In the owner-occupied housing segment, growth momentum has recently slowed down somewhat. The sharply increased financing costs ought to have a dampening effect on demand for mortgage loans. However, due to the scant offer of property available to purchase, there is still significant excess demand, meaning that the prices adjusted for inflation have also continued to rise (see figure labelled “Real property prices”). This is an indication of overheating
Prices in the residential buy-to-let market have also been rising significantly again following a sideways trend from the beginning of 2021 to mid-2022, which is also confirmed in the prices adjusted for inflation (see figure labelled “Real property prices”, top left). Because high immigration levels drive up rental demand and supply is declining, quoted rents have increased again. At the same time, vacancy rates have also dropped once more (see figure labelled “Vacant homes in Switzerland”, bottom left). The associated increase in returns from rental income fosters the demand for residential investment properties on the part of investors despite increased mortgage interest rates. The user and investor markets are developing in parallel again for the first time in years and the increased prices can be justified by demand. However, the end of the negative interest rate era opens up new investment alternatives. The surge in building material prices also ought to have a dampening effect on development projects and thus on supply.
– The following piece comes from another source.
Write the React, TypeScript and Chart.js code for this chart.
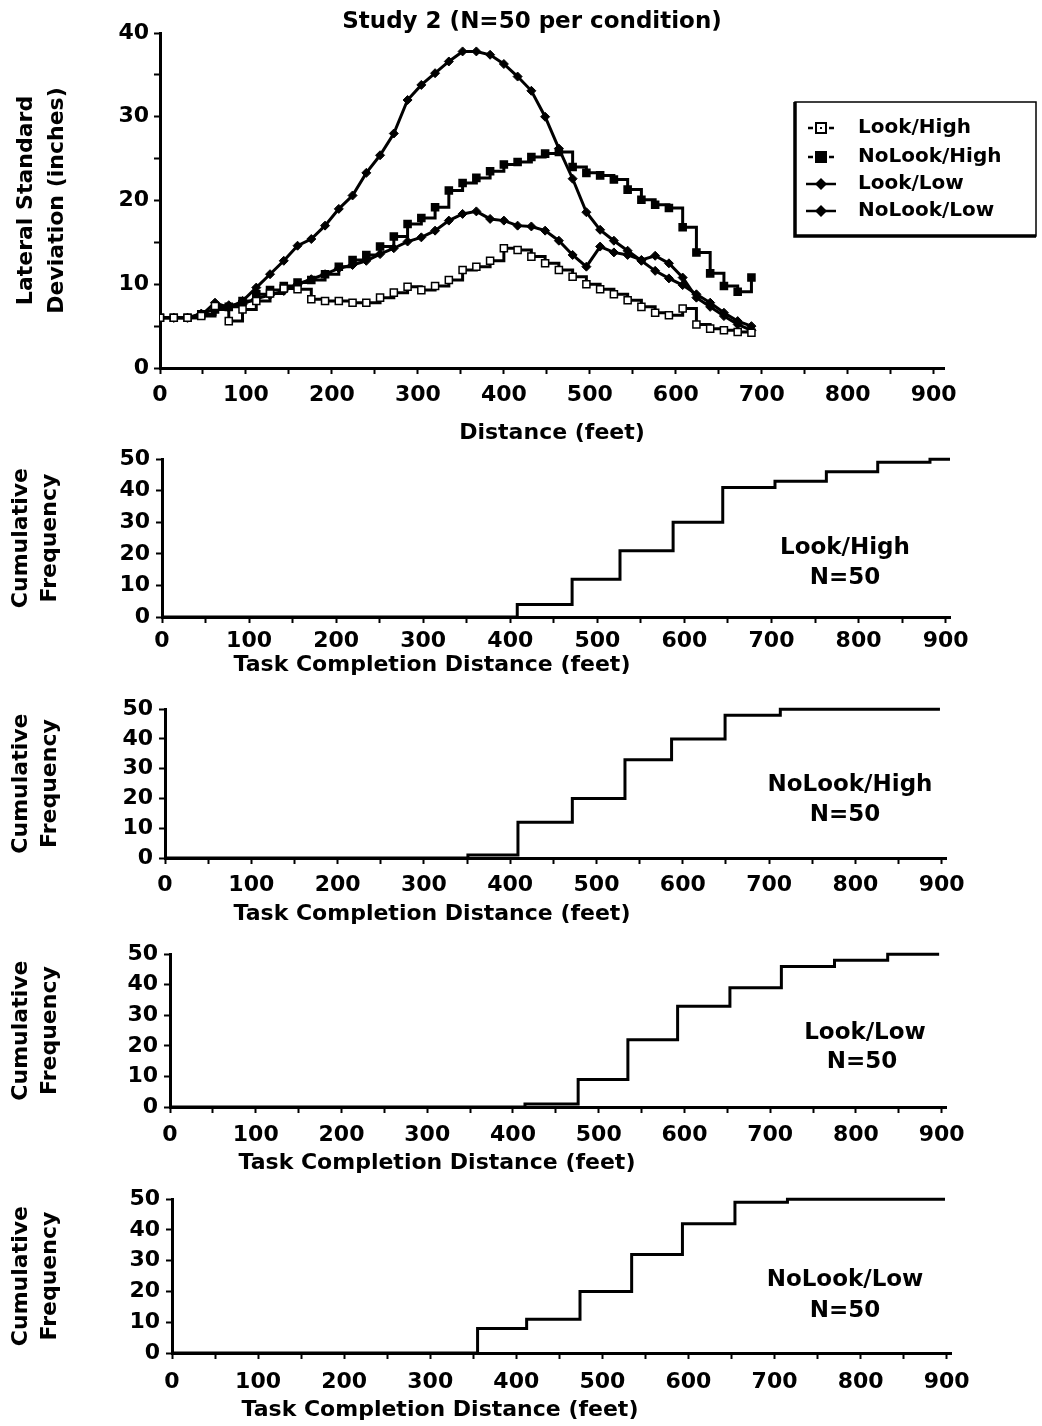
import React, { useEffect, useRef } from "react";
import { Chart, registerables } from "chart.js";

Chart.register(...registerables);

// ---------------- data ----------------
// Top panel: lateral standard deviation (inches) vs distance (feet)
const DISTANCE_FT = [
  0, 16, 32, 48, 64, 80, 96, 112, 128, 144, 160, 176, 192, 208, 224, 240, 256, 272, 288, 304, 320, 336,
  352, 368, 384, 400, 416, 432, 448, 464, 480, 496, 512, 528, 544, 560, 576, 592, 608, 624, 640, 656, 672, 688,
];
const LOOK_HIGH_SD = [
  6.0, 6.0, 6.0, 6.2, 7.4, 5.6, 7.0, 8.0, 8.9, 9.5, 9.4, 8.2, 8.0, 8.0, 7.8, 7.8, 8.4, 9.0, 9.7, 9.3, 9.8, 10.5,
  11.7, 12.1, 12.8, 14.3, 14.1, 13.3, 12.5, 11.7, 10.9, 10.0, 9.4, 8.8, 8.1, 7.3, 6.6, 6.3, 7.1, 5.2, 4.7, 4.5, 4.3, 4.2,
];
const NOLOOK_HIGH_SD = [
  6.0, 6.0, 6.0, 6.4, 7.0, 7.3, 8.0, 8.8, 9.3, 9.8, 10.2, 10.5, 11.2, 12.1, 12.9, 13.5, 14.5, 15.7, 17.2, 17.9, 19.2, 21.2,
  22.1, 22.7, 23.5, 24.3, 24.6, 25.2, 25.6, 25.8, 24.0, 23.3, 23.0, 22.5, 21.3, 20.1, 19.5, 19.1, 16.8, 13.8, 11.3, 9.8, 9.1, 10.8,
];
const LOOK_LOW_SD = [
  6.0, 6.0, 6.0, 6.5, 7.0, 7.5, 7.6, 8.3, 8.7, 9.2, 10.0, 10.6, 11.2, 11.9, 12.3, 12.8, 13.6, 14.3, 15.1, 15.6, 16.4, 17.6,
  18.4, 18.7, 17.8, 17.6, 17.0, 16.9, 16.4, 15.2, 13.5, 12.1, 14.5, 13.8, 13.5, 12.9, 13.4, 12.5, 10.8, 8.4, 7.3, 6.2, 5.2, 4.5,
];
const NOLOOK_LOW_SD = [
  6.0, 6.0, 6.0, 6.3, 7.8, 7.2, 8.0, 9.6, 11.2, 12.8, 14.6, 15.4, 17.0, 19.0, 20.6, 23.3, 25.4, 28.0, 32.0, 33.8, 35.2, 36.6,
  37.8, 37.8, 37.4, 36.3, 34.8, 33.1, 30.0, 26.2, 22.6, 18.6, 16.5, 15.2, 14.0, 12.8, 11.6, 10.7, 9.9, 8.8, 7.8, 6.6, 5.6, 5.0,
];

const SERIES_LABELS = ["Look/High", "NoLook/High", "Look/Low", "NoLook/Low"];

// Cumulative frequency panels: distance at which the count steps up, and the count
const LOOK_HIGH_CUM_FT = [0, 408, 471, 526, 587, 644, 704, 763, 822, 882, 905];
const LOOK_HIGH_CUM_N = [0, 4, 12, 21, 30, 41, 43, 46, 49, 50, 50];
const NOLOOK_HIGH_CUM_FT = [0, 351, 409, 472, 533, 587, 649, 713, 898];
const NOLOOK_HIGH_CUM_N = [0, 1, 12, 20, 33, 40, 48, 50, 50];
const LOOK_LOW_CUM_FT = [0, 414, 476, 534, 592, 653, 713, 775, 837, 897];
const LOOK_LOW_CUM_N = [0, 1, 9, 22, 33, 39, 46, 48, 50, 50];
const NOLOOK_LOW_CUM_FT = [0, 355, 412, 474, 534, 593, 654, 715, 898];
const NOLOOK_LOW_CUM_N = [0, 8, 11, 20, 32, 42, 49, 50, 50];

// Tick values
const X_TICKS_FT = [0, 50, 100, 150, 200, 250, 300, 350, 400, 450, 500, 550, 600, 650, 700, 750, 800, 850, 900];
const SD_TICKS = [0, 5, 10, 15, 20, 25, 30, 35, 40];
const FREQ_TICKS = [0, 10, 20, 30, 40, 50];

const TITLE_TEXT = "Study 2 (N=50 per condition)";
const TOP_X_TITLE = "Distance (feet)";
const TOP_Y_TITLE = ["Lateral Standard", "Deviation (inches)"];
const CUM_X_TITLE = "Task Completion Distance (feet)";
const CUM_Y_TITLE = ["Cumulative", "Frequency"];
const N_LABEL = "N=50";

// ---------------- helpers ----------------
const FONT = '"DejaVu Sans", "Liberation Sans", sans-serif';

const pts = (xs: number[], ys: number[]) => xs.map((x, i) => ({ x, y: ys[i] }));

type TextItem = { text: string; x: number; y: number; size: number; align?: CanvasTextAlign };

function makeTextPlugin(items: TextItem[]) {
  return {
    id: "freeTexts",
    afterDraw(chart: any) {
      const ctx = chart.ctx as CanvasRenderingContext2D;
      ctx.save();
      ctx.fillStyle = "#000";
      ctx.textBaseline = "middle";
      items.forEach((it) => {
        ctx.font = `bold ${it.size}px ${FONT}`;
        ctx.textAlign = it.align || "center";
        ctx.fillText(it.text, it.x, it.y);
      });
      ctx.restore();
    },
  };
}

function makeLegendPlugin(box: { left: number; top: number; right: number; bottom: number; rows: number[]; markX: number; textX: number }) {
  return {
    id: "boxLegend",
    afterDraw(chart: any) {
      const ctx = chart.ctx as CanvasRenderingContext2D;
      ctx.save();
      ctx.strokeStyle = "#000";
      ctx.lineWidth = 1.5;
      ctx.strokeRect(box.left, box.top, box.right - box.left, box.bottom - box.top);
      ctx.lineWidth = 3.5;
      ctx.beginPath();
      ctx.moveTo(box.left, box.top);
      ctx.lineTo(box.left, box.bottom);
      ctx.lineTo(box.right, box.bottom);
      ctx.stroke();
      chart.data.datasets.forEach((ds: any, i: number) => {
        const y = box.rows[i];
        const cx = box.markX;
        ctx.strokeStyle = "#000";
        ctx.lineWidth = 2.5;
        ctx.beginPath();
        if (ds.pointStyle === "rect") {
          ctx.moveTo(cx - 13, y);
          ctx.lineTo(cx - 8, y);
          ctx.moveTo(cx + 8, y);
          ctx.lineTo(cx + 13, y);
        } else {
          ctx.moveTo(cx - 15, y);
          ctx.lineTo(cx + 15, y);
        }
        ctx.stroke();
        ctx.lineWidth = 2;
        if (ds.pointStyle === "rect") {
          ctx.fillStyle = ds.pointBackgroundColor;
          ctx.fillRect(cx - 5, y - 5, 10, 10);
          ctx.strokeRect(cx - 5, y - 5, 10, 10);
          if (ds.pointBackgroundColor === "#fff") {
            ctx.fillStyle = "#000";
            ctx.fillRect(cx - 1, y - 1, 2, 2);
          }
        } else {
          ctx.fillStyle = "#000";
          ctx.beginPath();
          ctx.moveTo(cx, y - 6);
          ctx.lineTo(cx + 6, y);
          ctx.lineTo(cx, y + 6);
          ctx.lineTo(cx - 6, y);
          ctx.closePath();
          ctx.fill();
        }
        ctx.fillStyle = "#000";
        ctx.font = `bold 20px ${FONT}`;
        ctx.textAlign = "left";
        ctx.textBaseline = "middle";
        ctx.fillText(ds.label, box.textX, y);
      });
      ctx.restore();
    },
  };
}

const tickFont = { family: FONT, size: 22, weight: "bold" as const };

function xAxis(max: number, height: number, tickPad: number, title?: string) {
  return {
    type: "linear",
    position: "bottom",
    min: 0,
    max,
    afterBuildTicks: (s: any) => {
      s.ticks = X_TICKS_FT.map((v) => ({ value: v }));
    },
    afterFit: (s: any) => {
      s.height = height;
    },
    ticks: {
      autoSkip: false,
      maxRotation: 0,
      minRotation: 0,
      padding: tickPad,
      color: "#000",
      font: tickFont,
      callback: (v: any) => (Number(v) % 100 === 0 ? String(v) : ""),
    },
    grid: { display: true, drawOnChartArea: false, drawTicks: true, tickLength: 6, tickWidth: 2, tickColor: "#000" },
    border: { display: true, color: "#000", width: 3 },
    title: title
      ? {
          display: true,
          text: title,
          color: "#000",
          font: { family: FONT, size: 22, weight: "bold", lineHeight: 1.2 },
          padding: { top: 0, bottom: 6 },
        }
      : { display: false },
  };
}

function yAxis(max: number, ticks: number[], labelEvery: number, width: number, title: string[], size: number, lineHeight: number, titlePad: number, tickPad: number) {
  return {
    type: "linear",
    position: "left",
    min: 0,
    max,
    afterBuildTicks: (s: any) => {
      s.ticks = ticks.map((v) => ({ value: v }));
    },
    afterFit: (s: any) => {
      s.width = width;
    },
    ticks: {
      autoSkip: false,
      padding: tickPad,
      color: "#000",
      font: tickFont,
      callback: (v: any) => (Number(v) % labelEvery === 0 ? String(v) : ""),
    },
    grid: { display: true, drawOnChartArea: false, drawTicks: true, tickLength: 6, tickWidth: 2, tickColor: "#000" },
    border: { display: true, color: "#000", width: 3 },
    title: {
      display: true,
      text: title,
      color: "#000",
      font: { family: FONT, size, weight: "bold", lineHeight },
      padding: { top: titlePad, bottom: 0 },
    },
  };
}

const baseOptions = {
  responsive: false,
  maintainAspectRatio: false,
  animation: false,
  devicePixelRatio: 1,
  events: [],
};

// ---------------- chart configs ----------------
function topConfig(): any {
  const square = (label: string, ys: number[], fill: string) => ({
    label,
    data: pts(DISTANCE_FT, ys),
    stepped: "before",
    borderColor: "#000",
    borderWidth: 3,
    pointStyle: "rect",
    pointRadius: 5,
    pointBackgroundColor: fill,
    pointBorderColor: "#000",
    pointBorderWidth: 1.5,
  });
  const diamond = (label: string, ys: number[]) => ({
    label,
    data: pts(DISTANCE_FT, ys),
    borderColor: "#000",
    borderWidth: 3,
    pointStyle: "rectRot",
    pointRadius: 4.5,
    pointBackgroundColor: "#000",
    pointBorderColor: "#000",
    pointBorderWidth: 1,
  });
  return {
    type: "line",
    data: {
      datasets: [
        square(SERIES_LABELS[0], LOOK_HIGH_SD, "#fff"),
        square(SERIES_LABELS[1], NOLOOK_HIGH_SD, "#000"),
        diamond(SERIES_LABELS[2], LOOK_LOW_SD),
        diamond(SERIES_LABELS[3], NOLOOK_LOW_SD),
      ],
    },
    options: {
      ...baseOptions,
      layout: { padding: { left: 0, top: 33, right: 98, bottom: 0 } },
      plugins: { legend: { display: false }, tooltip: { enabled: false }, title: { display: false } },
      scales: {
        x: xAxis(912, 84, 8, TOP_X_TITLE),
        y: yAxis(40, SD_TICKS, 10, 160, TOP_Y_TITLE, 22, 1.4, 11, 5),
      },
    },
    plugins: [
      makeTextPlugin([{ text: TITLE_TEXT, x: 532, y: 22, size: 23 }]),
      makeLegendPlugin({ left: 795, top: 102, right: 1036, bottom: 236, rows: [128, 157, 184, 211], markX: 821, textX: 858 }),
    ],
  };
}

type CumSpec = {
  xs: number[];
  ns: number[];
  name: string;
  top: number; // canvas top on page
  height: number;
  areaLeft: number;
  areaRight: number;
  areaTop: number;
  areaBottom: number;
  tickPad: number;
  xTitle: { x: number; y: number };
  name1: { x: number; y: number };
  name2: { x: number; y: number };
};

function cumConfig(s: CumSpec): any {
  return {
    type: "line",
    data: {
      datasets: [
        {
          label: s.name,
          data: pts(s.xs, s.ns),
          stepped: "before",
          borderColor: "#000",
          borderWidth: 3,
          pointRadius: 0,
          clip: 8,
        },
      ],
    },
    options: {
      ...baseOptions,
      layout: { padding: { left: 0, top: s.areaTop - s.top, right: 1042 - s.areaRight, bottom: 0 } },
      plugins: { legend: { display: false }, tooltip: { enabled: false }, title: { display: false } },
      scales: {
        x: xAxis(905, s.top + s.height - s.areaBottom, s.tickPad),
        y: yAxis(50, FREQ_TICKS, 10, s.areaLeft, CUM_Y_TITLE, 22, 1.3, 7, 6),
      },
    },
    plugins: [
      makeTextPlugin([
        { text: CUM_X_TITLE, x: s.xTitle.x, y: s.xTitle.y, size: 22 },
        { text: s.name, x: s.name1.x, y: s.name1.y, size: 23 },
        { text: N_LABEL, x: s.name2.x, y: s.name2.y, size: 23 },
      ]),
    ],
  };
}

const CUM_SPECS: CumSpec[] = [
  {
    xs: LOOK_HIGH_CUM_FT, ns: LOOK_HIGH_CUM_N, name: SERIES_LABELS[0],
    top: 440, height: 250, areaLeft: 162, areaRight: 950, areaTop: 450, areaBottom: 617, tickPad: 5,
    xTitle: { x: 432, y: 225 }, name1: { x: 845, y: 108 }, name2: { x: 845, y: 138 },
  },
  {
    xs: NOLOOK_HIGH_CUM_FT, ns: NOLOOK_HIGH_CUM_N, name: SERIES_LABELS[1],
    top: 690, height: 245, areaLeft: 165, areaRight: 946, areaTop: 697, areaBottom: 858, tickPad: 8,
    xTitle: { x: 432, y: 224 }, name1: { x: 850, y: 95 }, name2: { x: 845, y: 125 },
  },
  {
    xs: LOOK_LOW_CUM_FT, ns: LOOK_LOW_CUM_N, name: SERIES_LABELS[2],
    top: 935, height: 245, areaLeft: 170, areaRight: 946, areaTop: 940, areaBottom: 1107, tickPad: 9,
    xTitle: { x: 437, y: 228 }, name1: { x: 865, y: 98 }, name2: { x: 862, y: 127 },
  },
  {
    xs: NOLOOK_LOW_CUM_FT, ns: NOLOOK_LOW_CUM_N, name: SERIES_LABELS[3],
    top: 1180, height: 246, areaLeft: 172, areaRight: 951, areaTop: 1185, areaBottom: 1353, tickPad: 10,
    xTitle: { x: 440, y: 230 }, name1: { x: 845, y: 100 }, name2: { x: 845, y: 131 },
  },
];

// ---------------- components ----------------
function ChartCanvas({ top, height, make }: { top: number; height: number; make: () => any }) {
  const ref = useRef<HTMLCanvasElement | null>(null);
  useEffect(() => {
    if (!ref.current) return;
    const chart = new Chart(ref.current, make());
    return () => chart.destroy();
  }, []);
  return (
    <canvas
      ref={ref}
      width={1042}
      height={height}
      style={{ position: "absolute", left: 0, top, width: 1042, height, display: "block" }}
    />
  );
}

export default function App() {
  return (
    <div style={{ position: "absolute", left: 0, top: 0, width: 1042, height: 1426, overflow: "hidden", background: "#fff" }}>
      <ChartCanvas top={0} height={452} make={topConfig} />
      {CUM_SPECS.map((s, i) => (
        <ChartCanvas key={i} top={s.top} height={s.height} make={() => cumConfig(s)} />
      ))}
    </div>
  );
}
The consequences of a real estate crisis would be significant for the Swiss financial centre. If real estate were to be devalued, loans would be covered to a much lesser degree than was assumed when they were granted. This would result in losses for the lending institutions. Stress tests carried out by FINMA show that a real estate crisis involving sharp price corrections could lead to losses in double-digit billion territory. In the event of a severe real estate crisis, some banks would have too little loss-absorbing capital held for the mortgage portfolio to bear the corresponding losses. In view of the high overall volume of mortgage lending, capital held by the banks is of great importance. At the request of the Swiss National Bank and following consultation with FINMA, the countercyclical capital buffer was reactivated at the end of September 2022. This increases the capital buffer of the lending banks.